Wednesday, October 1, 2008

What do employers want?

A view of the stacks

Recently, I attended a discussion panel of local library employers. (Although I am committed to being an archivist, I find some library-related career advice helpful). Representatives from academic, public, and special libraries answered questions about what they are looking for in new hires and what skills are in demand in today’s library job market.

Most of the advice was obvious, but some statements stood out for me:

Trust the process: take direction from the job description and be patient.

The best time to apply for jobs is in the middle of the academic semester, especially for public libraries. New library science graduates apply at the end of the semester which creates a glut of talent. It's easier to stand out when the hiring pipeline has been cleared.

Treat the receptionist well. (Conversely, how the receptionist treats you as an interviewee says a lot about an employer too).

Icebreakers are important because it shows how you interact with others. Are you someone that they want to have morning coffee with?

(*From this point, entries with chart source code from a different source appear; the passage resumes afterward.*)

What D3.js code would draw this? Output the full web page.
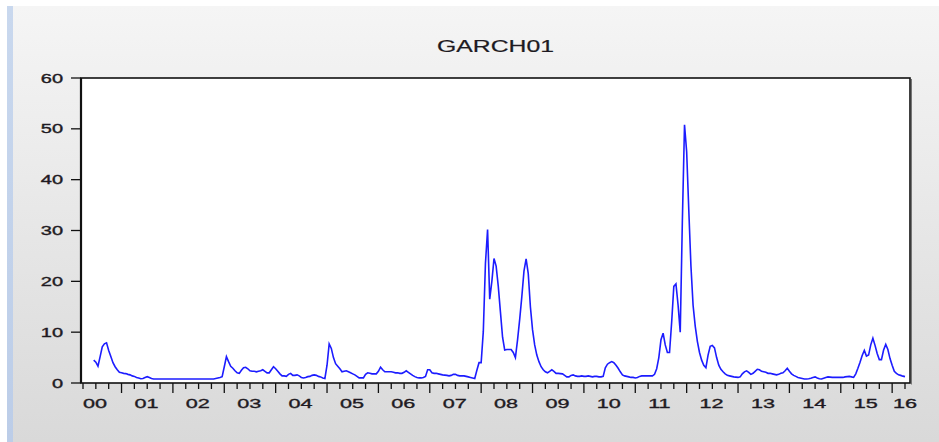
<!DOCTYPE html>
<html>
<head>
<meta charset="utf-8">
<script src="https://cdn.jsdelivr.net/npm/d3@7"></script>
<style>
  html, body { margin: 0; padding: 0; background: #fff; }
  svg { display: block; }
  text { font-family: "Liberation Sans", Arial, sans-serif; }
</style>
</head>
<body>
<svg id="chart" width="939" height="442"></svg>
<script>
const title = "GARCH01";
const startYear = 2000;
const periodsPerYear = 24;
const firstPeriod = 5;           // first observation's half-month index within 2000
const garch01 = [
  // 2000
  4.5, 4.1, 3.3, 5.2, 7.1, 7.7, 7.9, 6.4, 5.2, 4.0, 3.2, 2.6, 2.1, 2.0, 1.9, 1.85, 1.7, 1.6, 1.4,
  // 2001
  1.3, 1.1, 1.0, 0.85, 0.9, 1.1, 1.25, 1.1, 0.9, 0.8, 0.8, 0.8, 0.8, 0.8, 0.8, 0.8, 0.8, 0.8, 0.8, 0.8, 0.8, 0.8, 0.8, 0.8,
  // 2002
  0.8, 0.8, 0.8, 0.8, 0.8, 0.8, 0.8, 0.8, 0.8, 0.8, 0.8, 0.8, 0.8, 0.8, 0.9, 1.0, 1.1, 1.25, 3.2, 5.2, 4.2, 3.3, 2.9, 2.4,
  // 2003
  2.0, 1.9, 2.5, 3.0, 3.1, 2.8, 2.4, 2.3, 2.3, 2.2, 2.3, 2.4, 2.6, 2.3, 2.0, 2.0, 2.6, 3.2, 2.8, 2.3, 1.8, 1.4, 1.4, 1.3,
  // 2004
  1.7, 1.9, 1.5, 1.5, 1.6, 1.4, 1.1, 1.0, 1.1, 1.25, 1.3, 1.5, 1.6, 1.5, 1.3, 1.2, 1.0, 0.9, 3.5, 7.7, 6.8, 5.0, 3.8, 3.3,
  // 2005
  2.8, 2.2, 2.3, 2.4, 2.2, 2.0, 1.8, 1.6, 1.3, 1.0, 1.0, 1.0, 1.7, 2.0, 1.9, 1.8, 1.8, 1.8, 2.3, 3.1, 2.6, 2.2, 2.2, 2.2,
  // 2006
  2.2, 2.1, 2.0, 2.0, 1.9, 1.9, 2.1, 2.4, 2.1, 1.8, 1.5, 1.25, 1.1, 1.0, 1.0, 1.1, 1.3, 2.6, 2.6, 2.0, 1.9, 1.9, 1.8, 1.7,
  // 2007
  1.6, 1.55, 1.5, 1.4, 1.5, 1.7, 1.7, 1.5, 1.4, 1.4, 1.4, 1.3, 1.2, 1.1, 1.0, 0.9, 2.5, 4.0, 4.0, 10.1, 23.5, 30.2, 16.5, 20.0,
  // 2008
  24.5, 23.0, 19.0, 14.0, 9.0, 6.5, 6.6, 6.6, 6.6, 6.0, 5.0, 8.5, 12.5, 17.0, 22.0, 24.4, 21.5, 15.0, 10.5, 7.5, 5.5, 4.2, 3.2, 2.6,
  // 2009
  2.2, 2.0, 2.3, 2.6, 2.3, 1.9, 1.9, 1.85, 1.8, 1.5, 1.2, 1.2, 1.5, 1.6, 1.4, 1.3, 1.3, 1.4, 1.3, 1.3, 1.4, 1.3, 1.2, 1.3,
  // 2010
  1.3, 1.2, 1.2, 1.3, 3.0, 3.7, 4.0, 4.2, 4.0, 3.5, 2.9, 2.2, 1.6, 1.4, 1.3, 1.2, 1.1, 1.1, 1.0, 1.1, 1.3, 1.4, 1.4, 1.4,
  // 2011
  1.4, 1.4, 1.4, 1.7, 2.8, 5.0, 8.5, 9.8, 7.5, 6.0, 6.0, 12.0, 19.0, 19.5, 15.3, 10.0, 32.0, 50.8, 45.5, 34.0, 23.0, 15.3, 11.2, 8.2,
  // 2012
  6.0, 4.5, 3.5, 3.0, 5.5, 7.2, 7.4, 6.9, 5.0, 3.5, 2.7, 2.2, 1.8, 1.5, 1.4, 1.3, 1.2, 1.15, 1.1, 1.2, 1.8, 2.2, 2.4, 2.1,
  // 2013
  1.7, 1.9, 2.3, 2.7, 2.6, 2.3, 2.2, 2.1, 1.9, 1.9, 1.8, 1.7, 1.6, 1.7, 1.9, 2.0, 2.4, 2.9, 2.3, 1.8, 1.5, 1.3, 1.1, 1.0,
  // 2014
  0.9, 0.8, 0.8, 0.85, 0.95, 1.1, 1.2, 1.0, 0.85, 0.8, 0.95, 1.1, 1.2, 1.15, 1.1, 1.1, 1.1, 1.1, 1.1, 1.1, 1.2, 1.25, 1.3, 1.2,
  // 2015 (+ first obs of 2016)
  1.1, 1.8, 2.9, 4.1, 5.4, 6.4, 5.3, 5.5, 7.5, 8.8, 7.4, 5.8, 4.6, 4.6, 6.5, 7.6, 6.6, 4.8, 3.5, 2.3, 1.9, 1.6, 1.5, 1.35, 1.25
];
const yTicks = [0, 10, 20, 30, 40, 50, 60];
const yearLabels = ["00","01","02","03","04","05","06","07","08","09","10","11","12","13","14","15","16"];

// ---- layout ----
const W = 939, H = 442;
const plot = { left: 81, right: 910, top: 78, bottom: 383 };
const svg = d3.select("#chart");

// background
const defs = svg.append("defs");
const grad = defs.append("linearGradient").attr("id", "bg").attr("x1", 0).attr("y1", 0).attr("x2", 0).attr("y2", 1);
grad.append("stop").attr("offset", "0%").attr("stop-color", "#f5f5f5");
grad.append("stop").attr("offset", "100%").attr("stop-color", "#d9d9d9");
svg.append("rect").attr("width", W).attr("height", H).attr("fill", "#ffffff");
svg.append("rect").attr("x", 13).attr("y", 6).attr("width", W - 13).attr("height", H - 6).attr("fill", "url(#bg)");
const grad2 = defs.append("linearGradient").attr("id", "strip").attr("x1", 0).attr("y1", 0).attr("x2", 0).attr("y2", 1);
grad2.append("stop").attr("offset", "0%").attr("stop-color", "#c9d8ee");
grad2.append("stop").attr("offset", "100%").attr("stop-color", "#bccde8");
svg.append("rect").attr("x", 7).attr("y", 6).attr("width", 6).attr("height", H - 6).attr("fill", "url(#strip)");

// plot area
svg.append("rect").attr("x", plot.left).attr("y", plot.top)
  .attr("width", plot.right - plot.left).attr("height", plot.bottom - plot.top)
  .attr("fill", "#ffffff");

const x = d3.scaleLinear().domain([startYear, startYear + 16]).range([83, 905]);
const y = d3.scaleLinear().domain([0, 60]).range([plot.bottom, plot.top]);

const data = garch01.map((v, i) => ({ t: startYear + (firstPeriod + i) / periodsPerYear, v }));

// line
const line = d3.line().x(d => x(d.t)).y(d => y(d.v));
svg.append("path").datum(data).attr("d", line)
  .attr("fill", "none").attr("stroke", "#1c1cff").attr("stroke-width", 1.6)
  .attr("stroke-linejoin", "miter");

// frame
svg.append("rect").attr("x", plot.left).attr("y", plot.top)
  .attr("width", plot.right - plot.left).attr("height", plot.bottom - plot.top)
  .attr("fill", "none").attr("stroke", "#111").attr("stroke-width", 1.6);
svg.append("line").attr("x1", plot.left).attr("x2", plot.left)
  .attr("y1", plot.top).attr("y2", plot.bottom)
  .attr("stroke", "#111").attr("stroke-width", 2.2);
svg.append("line").attr("x1", plot.right + 1.5).attr("x2", plot.right + 1.5)
  .attr("y1", plot.top + 1).attr("y2", plot.bottom + 1.5)
  .attr("stroke", "#777").attr("stroke-width", 1);

// y axis ticks + labels
const textColor = "#1e1a22";
const sx = 1.6;
yTicks.forEach(t => {
  svg.append("line").attr("x1", 71).attr("x2", plot.left).attr("y1", y(t)).attr("y2", y(t))
    .attr("stroke", "#111").attr("stroke-width", 1.3);
  svg.append("text")
    .attr("transform", `translate(63,${y(t) + 4.5}) scale(${sx},1)`)
    .attr("text-anchor", "end").attr("font-size", 12.5).attr("fill", textColor)
    .attr("stroke", textColor).attr("stroke-width", 0.35)
    .text(t);
});

// x axis quarterly ticks
const quarters = d3.range(0, 16 * 4 + 1).map(q => startYear + q / 4);
quarters.forEach((q, i) => {
  const major = i % 4 === 3;
  svg.append("line").attr("x1", x(q)).attr("x2", x(q))
    .attr("y1", plot.bottom).attr("y2", plot.bottom + (major ? 10 : 6))
    .attr("stroke", "#111").attr("stroke-width", 1.3);
});

// x labels
yearLabels.forEach((lab, i) => {
  const px = Math.min(x(startYear + i), 893);
  svg.append("text")
    .attr("transform", `translate(${px},408) scale(${sx},1)`)
    .attr("text-anchor", "start").attr("font-size", 13.5).attr("fill", textColor)
    .attr("stroke", textColor).attr("stroke-width", 0.35)
    .text(lab);
});

// title
svg.append("text")
  .attr("transform", `translate(${(plot.left + plot.right) / 2},52) scale(1.55,1)`)
  .attr("text-anchor", "middle").attr("font-size", 16).attr("fill", textColor)
  .attr("stroke", textColor).attr("stroke-width", 0.2)
  .text(title);
</script>
</body>
</html>
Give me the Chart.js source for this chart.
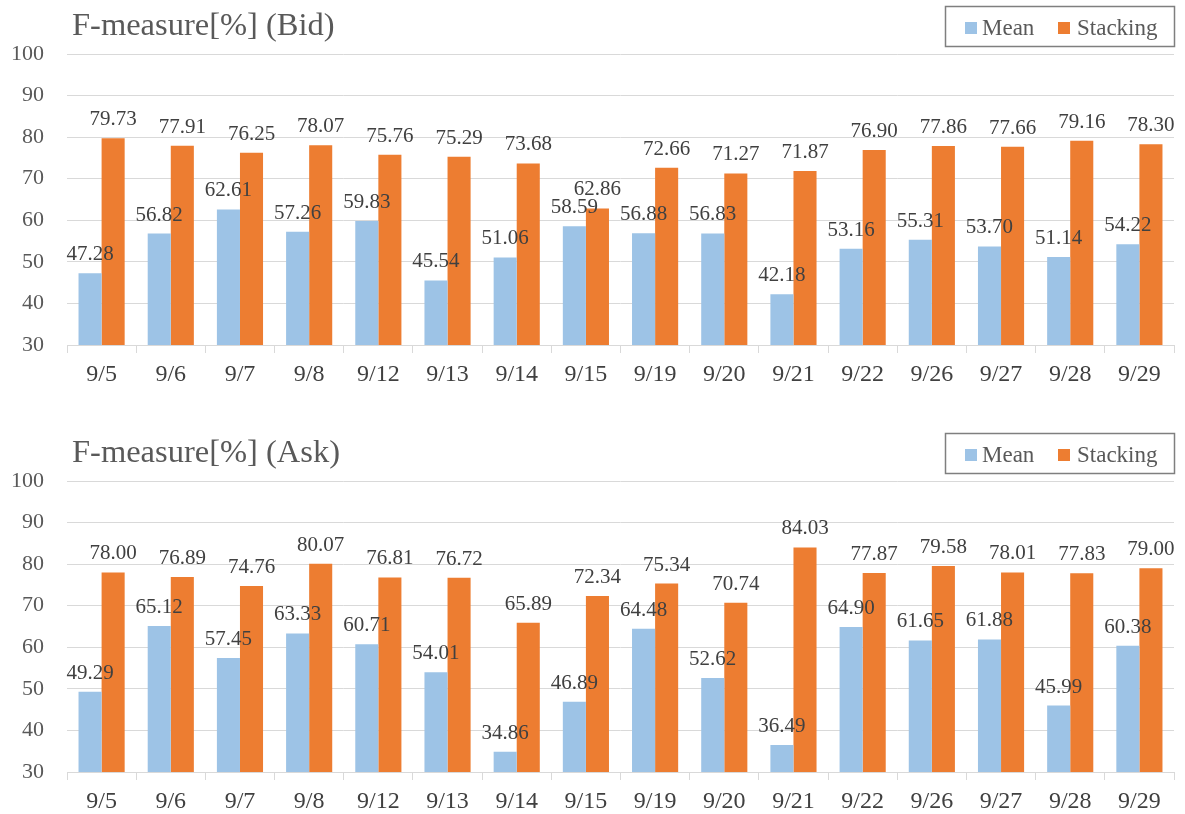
<!DOCTYPE html>
<html>
<head>
<meta charset="utf-8">
<script src="https://cdn.jsdelivr.net/npm/chart.js@4.4.0/dist/chart.umd.min.js"></script>
<style>
  html, body { margin: 0; padding: 0; background: #fff; overflow: hidden; }
  .box { position: absolute; left: 0; width: 1185px; height: 427px; }
</style>
</head>
<body>
<div class="box" style="top:0"><canvas id="bidChart"></canvas></div>
<div class="box" style="top:427px"><canvas id="askChart"></canvas></div>
<script>
// Data
const dates = ['9/5', '9/6', '9/7', '9/8', '9/12', '9/13', '9/14', '9/15', '9/19', '9/20', '9/21', '9/22', '9/26', '9/27', '9/28', '9/29'];
const bidMean = [47.28, 56.82, 62.61, 57.26, 59.83, 45.54, 51.06, 58.59, 56.88, 56.83, 42.18, 53.16, 55.31, 53.70, 51.14, 54.22];
const bidStacking = [79.73, 77.91, 76.25, 78.07, 75.76, 75.29, 73.68, 62.86, 72.66, 71.27, 71.87, 76.90, 77.86, 77.66, 79.16, 78.30];
const askMean = [49.29, 65.12, 57.45, 63.33, 60.71, 54.01, 34.86, 46.89, 64.48, 52.62, 36.49, 64.90, 61.65, 61.88, 45.99, 60.38];
const askStacking = [78.00, 76.89, 74.76, 80.07, 76.81, 76.72, 65.89, 72.34, 75.34, 70.74, 84.03, 77.87, 79.58, 78.01, 77.83, 79.00];
const yTicks = [30, 40, 50, 60, 70, 80, 90, 100];

const SERIF = '"Liberation Serif", "Times New Roman", serif';
const MEAN_COLOR = '#9DC3E6';
const STACK_COLOR = '#ED7D31';

// value labels above each bar
const barLabels = {
    id: 'barLabels',
    afterDatasetsDraw(chart) {
        const ctx = chart.ctx;
        ctx.save();
        ctx.font = '21px ' + SERIF;
        ctx.fillStyle = '#404040';
        ctx.textAlign = 'center';
        ctx.textBaseline = 'alphabetic';
        chart.data.datasets.forEach((ds, i) => {
            chart.getDatasetMeta(i).data.forEach((bar, j) => {
                ctx.fillText(ds.data[j].toFixed(2), bar.x, bar.y - 13);
            });
        });
        ctx.restore();
    }
};

// title on the left, boxed legend on the right
const header = {
    id: 'header',
    afterDraw(chart, args, opts) {
        const ctx = chart.ctx;
        ctx.save();
        ctx.font = '32.5px ' + SERIF;
        ctx.fillStyle = '#595959';
        ctx.textBaseline = 'alphabetic';
        ctx.textAlign = 'left';
        ctx.fillText(opts.text, 72, 35);

        ctx.strokeStyle = '#7f7f7f';
        ctx.lineWidth = 1.5;
        ctx.strokeRect(945.5, 6.5, 229, 40);
        ctx.font = '23px ' + SERIF;
        ctx.fillStyle = MEAN_COLOR;
        ctx.fillRect(965, 22, 12, 12);
        ctx.fillStyle = STACK_COLOR;
        ctx.fillRect(1058, 22, 12, 12);
        ctx.fillStyle = '#595959';
        ctx.fillText('Mean', 982, 35);
        ctx.fillText('Stacking', 1077, 35);
        ctx.restore();
    }
};

function makeChart(id, title, meanData, stackData) {
    const ctx = document.getElementById(id).getContext('2d');
    return new Chart(ctx, {
        type: 'bar',
        data: {
            labels: dates,
            datasets: [
                { label: 'Mean', data: meanData, backgroundColor: MEAN_COLOR },
                { label: 'Stacking', data: stackData, backgroundColor: STACK_COLOR }
            ]
        },
        options: {
            responsive: true,
            maintainAspectRatio: false,
            animation: false,
            devicePixelRatio: 1,
            datasets: { bar: { categoryPercentage: 0.667, barPercentage: 1.0 } },
            layout: { padding: { top: 54, right: 11, left: 0, bottom: 42 } },
            plugins: {
                legend: { display: false },
                tooltip: { enabled: false },
                header: { text: title }
            },
            scales: {
                x: {
                    afterFit(scale) { scale.height = 40; },
                    grid: { offset: true, drawOnChartArea: false, drawTicks: true, tickLength: 8, color: '#d9d9d9' },
                    border: { display: true, color: '#d9d9d9' },
                    ticks: { font: { family: SERIF, size: 24 }, color: '#404040', padding: 7, maxRotation: 0 }
                },
                y: {
                    min: 30,
                    max: 100,
                    afterFit(scale) { scale.width = 67; },
                    afterBuildTicks(scale) { scale.ticks = yTicks.map(v => ({ value: v })); },
                    grid: { color: '#d9d9d9', drawTicks: false },
                    border: { display: false },
                    ticks: { font: { family: SERIF, size: 22 }, color: '#595959', padding: 23 }
                }
            }
        },
        plugins: [barLabels, header]
    });
}

makeChart('bidChart', 'F-measure[%] (Bid)', bidMean, bidStacking);
makeChart('askChart', 'F-measure[%] (Ask)', askMean, askStacking);
</script>
</body>
</html>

Even more recently, on the advice of my faculty adviser, I met with an archivist who's been working in the field for more than thirty years. We discussed the profession in general, and he gave me two critiques on my resume. I should include professional associations because it says that I am willing to invest in my career. I should also highlight the finding aids I created. I am always amazed and grateful that the archivists I have reached out to have always been willing to take time from their busy schedules to advise someone new to the field!